Feeble excuses for lack of French

John Furlong - l'inimitié canadian



Still smarting from criticism over the lack of French at last year's Olympic opening ceremonies, John Furlong, the CEO for the Vancouver games, just can't let go. He has set out his defence in a new book, and a more self-pitying, self-indulgent exercise in trying to justify the indefensible is hard to imagine.
This was the show that, other than the official speeches and introduction of athletes, which were in both French and English, was almost entirely in English. How could anyone blame francophones for thinking -the moment that Donald Sutherland read, in English translation, a poem by 19thcentury French-Canadian notary Francois-Xavier Garneau -that excluding French was an actual goal?
But whom does Furlong blame for the linguistic debacle? Gilles Vigneault. According to Furlong, the Australian who headed the show production team worked up a "spectacular segment" around Vigneault's iconic song Mon pays ( "ce n'est pas un pays, c'est l'hiver"). He did this before asking Vigneault, as well-known a separatist as Rene Levesque, for his permission.

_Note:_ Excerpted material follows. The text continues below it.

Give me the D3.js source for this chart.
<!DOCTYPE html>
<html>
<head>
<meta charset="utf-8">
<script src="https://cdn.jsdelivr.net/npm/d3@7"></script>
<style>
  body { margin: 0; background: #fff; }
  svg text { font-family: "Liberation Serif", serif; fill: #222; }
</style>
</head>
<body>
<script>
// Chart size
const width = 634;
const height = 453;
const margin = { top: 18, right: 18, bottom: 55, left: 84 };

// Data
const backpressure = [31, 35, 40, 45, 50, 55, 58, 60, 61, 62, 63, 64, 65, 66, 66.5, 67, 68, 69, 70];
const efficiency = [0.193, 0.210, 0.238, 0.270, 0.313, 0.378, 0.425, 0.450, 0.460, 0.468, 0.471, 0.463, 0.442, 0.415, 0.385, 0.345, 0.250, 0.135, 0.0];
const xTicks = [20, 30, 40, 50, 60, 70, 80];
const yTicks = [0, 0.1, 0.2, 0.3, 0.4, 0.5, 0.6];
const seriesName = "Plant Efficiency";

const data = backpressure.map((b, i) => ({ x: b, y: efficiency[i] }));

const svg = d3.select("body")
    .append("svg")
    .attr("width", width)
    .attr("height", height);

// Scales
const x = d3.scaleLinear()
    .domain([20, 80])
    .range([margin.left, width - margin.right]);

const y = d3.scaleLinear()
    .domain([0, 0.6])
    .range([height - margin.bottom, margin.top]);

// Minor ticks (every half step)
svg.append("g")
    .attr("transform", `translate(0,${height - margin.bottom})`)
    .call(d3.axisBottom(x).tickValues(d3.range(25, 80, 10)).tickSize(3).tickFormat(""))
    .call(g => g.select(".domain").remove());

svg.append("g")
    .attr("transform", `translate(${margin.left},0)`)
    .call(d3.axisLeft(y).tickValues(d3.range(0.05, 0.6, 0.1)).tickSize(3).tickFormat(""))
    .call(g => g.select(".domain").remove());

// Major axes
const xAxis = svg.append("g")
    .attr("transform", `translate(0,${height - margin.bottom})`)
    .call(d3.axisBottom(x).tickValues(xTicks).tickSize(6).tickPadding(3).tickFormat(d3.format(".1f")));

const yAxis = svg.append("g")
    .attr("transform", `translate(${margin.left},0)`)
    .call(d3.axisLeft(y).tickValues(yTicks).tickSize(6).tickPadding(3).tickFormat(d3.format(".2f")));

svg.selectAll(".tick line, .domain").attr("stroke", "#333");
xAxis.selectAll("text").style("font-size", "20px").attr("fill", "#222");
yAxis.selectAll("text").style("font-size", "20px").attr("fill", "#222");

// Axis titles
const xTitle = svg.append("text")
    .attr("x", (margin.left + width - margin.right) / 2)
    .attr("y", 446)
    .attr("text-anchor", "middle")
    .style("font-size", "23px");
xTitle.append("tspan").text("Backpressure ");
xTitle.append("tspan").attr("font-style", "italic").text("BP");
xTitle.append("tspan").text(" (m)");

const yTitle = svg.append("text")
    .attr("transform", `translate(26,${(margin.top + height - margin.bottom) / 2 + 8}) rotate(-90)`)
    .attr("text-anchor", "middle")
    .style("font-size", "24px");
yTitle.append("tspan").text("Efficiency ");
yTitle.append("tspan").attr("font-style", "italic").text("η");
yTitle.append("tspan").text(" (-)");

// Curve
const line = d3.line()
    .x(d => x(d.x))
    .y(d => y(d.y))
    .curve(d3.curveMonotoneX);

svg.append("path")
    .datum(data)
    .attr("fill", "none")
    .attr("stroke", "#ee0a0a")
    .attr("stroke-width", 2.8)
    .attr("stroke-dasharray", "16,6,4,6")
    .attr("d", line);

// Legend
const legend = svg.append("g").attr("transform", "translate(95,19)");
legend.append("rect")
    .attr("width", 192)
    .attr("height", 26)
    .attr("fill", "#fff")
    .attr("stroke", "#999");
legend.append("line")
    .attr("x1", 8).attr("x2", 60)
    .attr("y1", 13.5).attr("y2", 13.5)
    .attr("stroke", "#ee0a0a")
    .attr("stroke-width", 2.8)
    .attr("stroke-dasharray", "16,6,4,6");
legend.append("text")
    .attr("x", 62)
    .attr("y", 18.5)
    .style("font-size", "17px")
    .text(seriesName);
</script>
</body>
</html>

Vigneault said sure, as long as there were no maple leafs in view. Nor could the song be performed in a context that showed Quebec as part of Canada.
This was a "devastating setback," Furlong wrote. Vigneault was "inflexible," his demands "outrageous." Furlong asked Premier Jean Charest to intervene. A federalist premier begging one of the province's most committed independentistes to allow his song to be performed as part of a rah-rah-Canada! ensemble ... why would anyone think this would work?

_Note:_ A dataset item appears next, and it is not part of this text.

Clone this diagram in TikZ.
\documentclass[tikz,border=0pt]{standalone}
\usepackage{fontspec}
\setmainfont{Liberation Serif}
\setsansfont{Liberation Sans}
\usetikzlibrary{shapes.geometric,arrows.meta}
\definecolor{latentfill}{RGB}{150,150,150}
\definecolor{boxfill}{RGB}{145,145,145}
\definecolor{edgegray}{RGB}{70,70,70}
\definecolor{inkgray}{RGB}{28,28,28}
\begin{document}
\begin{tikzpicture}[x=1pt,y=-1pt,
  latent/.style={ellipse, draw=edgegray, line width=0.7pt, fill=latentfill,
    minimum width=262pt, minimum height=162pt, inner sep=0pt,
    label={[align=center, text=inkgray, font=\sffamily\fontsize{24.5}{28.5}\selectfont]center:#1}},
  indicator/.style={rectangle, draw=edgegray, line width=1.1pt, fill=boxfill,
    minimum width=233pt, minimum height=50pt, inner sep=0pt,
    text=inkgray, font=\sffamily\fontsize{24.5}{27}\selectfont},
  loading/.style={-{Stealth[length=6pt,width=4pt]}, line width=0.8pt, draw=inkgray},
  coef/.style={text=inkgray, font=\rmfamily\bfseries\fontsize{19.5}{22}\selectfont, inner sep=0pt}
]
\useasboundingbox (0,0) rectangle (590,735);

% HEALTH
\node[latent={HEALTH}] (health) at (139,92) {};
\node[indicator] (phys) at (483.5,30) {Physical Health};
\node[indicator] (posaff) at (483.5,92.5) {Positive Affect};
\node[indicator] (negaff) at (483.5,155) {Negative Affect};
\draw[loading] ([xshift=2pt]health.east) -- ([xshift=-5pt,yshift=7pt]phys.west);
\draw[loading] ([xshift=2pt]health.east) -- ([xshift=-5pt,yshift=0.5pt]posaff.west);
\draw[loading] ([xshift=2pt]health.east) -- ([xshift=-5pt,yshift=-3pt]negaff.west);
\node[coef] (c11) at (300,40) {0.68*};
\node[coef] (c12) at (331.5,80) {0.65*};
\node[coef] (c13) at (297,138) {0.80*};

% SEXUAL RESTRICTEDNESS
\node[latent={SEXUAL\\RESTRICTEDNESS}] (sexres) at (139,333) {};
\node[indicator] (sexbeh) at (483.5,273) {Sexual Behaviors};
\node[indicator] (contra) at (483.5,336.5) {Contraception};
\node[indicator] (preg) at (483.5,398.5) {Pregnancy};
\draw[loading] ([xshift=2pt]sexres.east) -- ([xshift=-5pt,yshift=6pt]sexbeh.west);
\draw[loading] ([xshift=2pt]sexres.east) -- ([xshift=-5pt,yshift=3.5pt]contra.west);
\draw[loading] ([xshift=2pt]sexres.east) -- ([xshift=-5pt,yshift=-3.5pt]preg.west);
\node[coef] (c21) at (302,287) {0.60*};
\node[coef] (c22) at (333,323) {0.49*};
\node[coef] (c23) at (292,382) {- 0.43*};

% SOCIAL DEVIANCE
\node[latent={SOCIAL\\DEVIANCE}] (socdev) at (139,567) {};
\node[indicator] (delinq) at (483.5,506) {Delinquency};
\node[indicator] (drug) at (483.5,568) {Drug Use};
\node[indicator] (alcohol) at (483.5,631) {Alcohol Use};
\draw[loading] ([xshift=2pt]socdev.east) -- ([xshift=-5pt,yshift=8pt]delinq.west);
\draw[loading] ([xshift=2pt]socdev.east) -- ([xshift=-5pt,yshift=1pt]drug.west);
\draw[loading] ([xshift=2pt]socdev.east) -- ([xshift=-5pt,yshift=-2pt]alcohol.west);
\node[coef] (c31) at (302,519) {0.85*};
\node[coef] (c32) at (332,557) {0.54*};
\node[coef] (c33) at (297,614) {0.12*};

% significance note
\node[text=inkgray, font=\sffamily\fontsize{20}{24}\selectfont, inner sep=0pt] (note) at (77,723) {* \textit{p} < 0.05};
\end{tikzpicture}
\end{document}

But this is Furlong's take: "Here we were trying to do everything we could to design a powerful Quebec moment into the opening ceremonies, and we were being told we couldn't."

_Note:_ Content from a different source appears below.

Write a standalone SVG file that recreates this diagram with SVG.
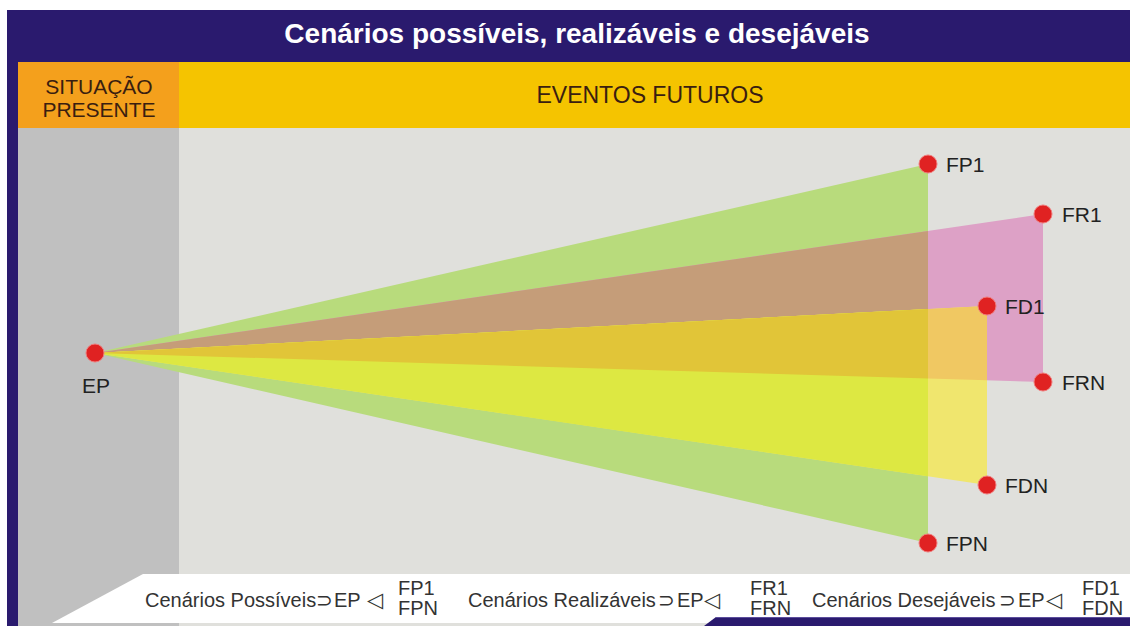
<svg xmlns="http://www.w3.org/2000/svg" width="1130" height="626" viewBox="0 0 1130 626">
<style>
.lbl{font-family:"Liberation Sans",Arial,sans-serif;font-size:21px;fill:#222}
.hdr{font-family:"Liberation Sans",Arial,sans-serif;fill:#3a1e10}
.f{font-family:"Liberation Sans",Arial,sans-serif;font-size:20px;fill:#333}
.sym{font-family:"DejaVu Sans",sans-serif;fill:#333}
.dot{fill:#e02222;stroke:#f07a7a;stroke-width:1}
</style>
<rect x="0" y="0" width="1130" height="626" fill="#ffffff"/>
<rect x="7" y="10" width="1123" height="52" fill="#2a1a6e"/>
<rect x="7" y="10" width="11" height="616" fill="#2a1a6e"/>
<rect x="18" y="62" width="161" height="66" fill="#f4a01c"/>
<rect x="179" y="62" width="951" height="66" fill="#f5c400"/>
<rect x="18" y="128" width="161" height="498" fill="#c0c0c0"/>
<rect x="179" y="128" width="951" height="498" fill="#e0e0dc"/>
<text x="577" y="43" text-anchor="middle" font-family="Liberation Sans, Arial, sans-serif" font-size="28" font-weight="bold" fill="#ffffff">Cenários possíveis, realizáveis e desejáveis</text>
<text class="hdr" x="99" y="94" text-anchor="middle" font-size="21">SITUAÇÃO</text>
<text class="hdr" x="99" y="117" text-anchor="middle" font-size="21">PRESENTE</text>
<text class="hdr" x="650" y="103" text-anchor="middle" font-size="23">EVENTOS FUTUROS</text>
<g id="fans">
<polygon points="95,353 928,164 928,543" fill="#b8db7c"/>
<polygon points="95,353 1043,214 1043,382" fill="#dda1c6"/>
<polygon points="95,353 928,230.9 928,378.5" fill="#c59d79"/>
<polygon points="95,353 987,306 987,485" fill="#f0e66e"/>
<polygon points="95,353 987,306 987,380.3" fill="#f0c862"/>
<polygon points="95,353 928,309.1 928,476.3" fill="#dde842"/>
<polygon points="95,353 928,309.1 928,378.5" fill="#e1c538"/>
</g>
<g id="EP"><circle class="dot" cx="95" cy="353" r="9"/><text class="lbl" x="96" y="393" text-anchor="middle">EP</text></g>
<g id="FP1"><circle class="dot" cx="928" cy="164" r="9"/><text class="lbl" x="946" y="172">FP1</text></g>
<g id="FR1"><circle class="dot" cx="1043" cy="214" r="9"/><text class="lbl" x="1062" y="222">FR1</text></g>
<g id="FD1"><circle class="dot" cx="987" cy="306" r="9"/><text class="lbl" x="1005" y="314">FD1</text></g>
<g id="FRN"><circle class="dot" cx="1043" cy="382" r="9"/><text class="lbl" x="1062" y="390">FRN</text></g>
<g id="FDN"><circle class="dot" cx="987" cy="485" r="9"/><text class="lbl" x="1005" y="493">FDN</text></g>
<g id="FPN"><circle class="dot" cx="928" cy="543" r="9"/><text class="lbl" x="946" y="551">FPN</text></g>
<polygon points="143,574 1130,574 1130,623 52,623" fill="#ffffff"/>
<polygon points="716,617 1130,617 1130,626 704,626" fill="#2a1a6e"/>
<line x1="716" y1="617.5" x2="1130" y2="617.5" stroke="#5b4c9c" stroke-width="1"/>
<g id="legend">
<text class="f" x="145" y="607">Cenários Possíveis</text>
<text class="sym" x="316" y="607" font-size="20">⊃</text>
<text class="f" x="334" y="607">EP</text>
<text class="sym" x="367" y="607" font-size="21">◁</text>
<text class="f" x="398" y="595">FP1</text>
<text class="f" x="398" y="615">FPN</text>
<text class="f" x="468" y="607">Cenários Realizáveis</text>
<text class="sym" x="658" y="607" font-size="20">⊃</text>
<text class="f" x="677" y="607">EP</text>
<text class="sym" x="704" y="607" font-size="21">◁</text>
<text class="f" x="750" y="595">FR1</text>
<text class="f" x="750" y="615">FRN</text>
<text class="f" x="812" y="607">Cenários Desejáveis</text>
<text class="sym" x="999" y="607" font-size="20">⊃</text>
<text class="f" x="1018" y="607">EP</text>
<text class="sym" x="1046" y="607" font-size="21">◁</text>
<text class="f" x="1082" y="595">FD1</text>
<text class="f" x="1082" y="615">FDN</text>
</g>
</svg>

Huffily, he informed Charest that he would not allow his people to be criticized over lack of French content, "given the fact that we were trying to do everything we could and were getting rebuffed."
"Everything we could" amounted to asking Celine Dion, who was pregnant, and Vigneault, who was a separatist, to be involved. There was no Plan B.
We can only assure French-speaking Canadians that Furlong does not represent English Canada.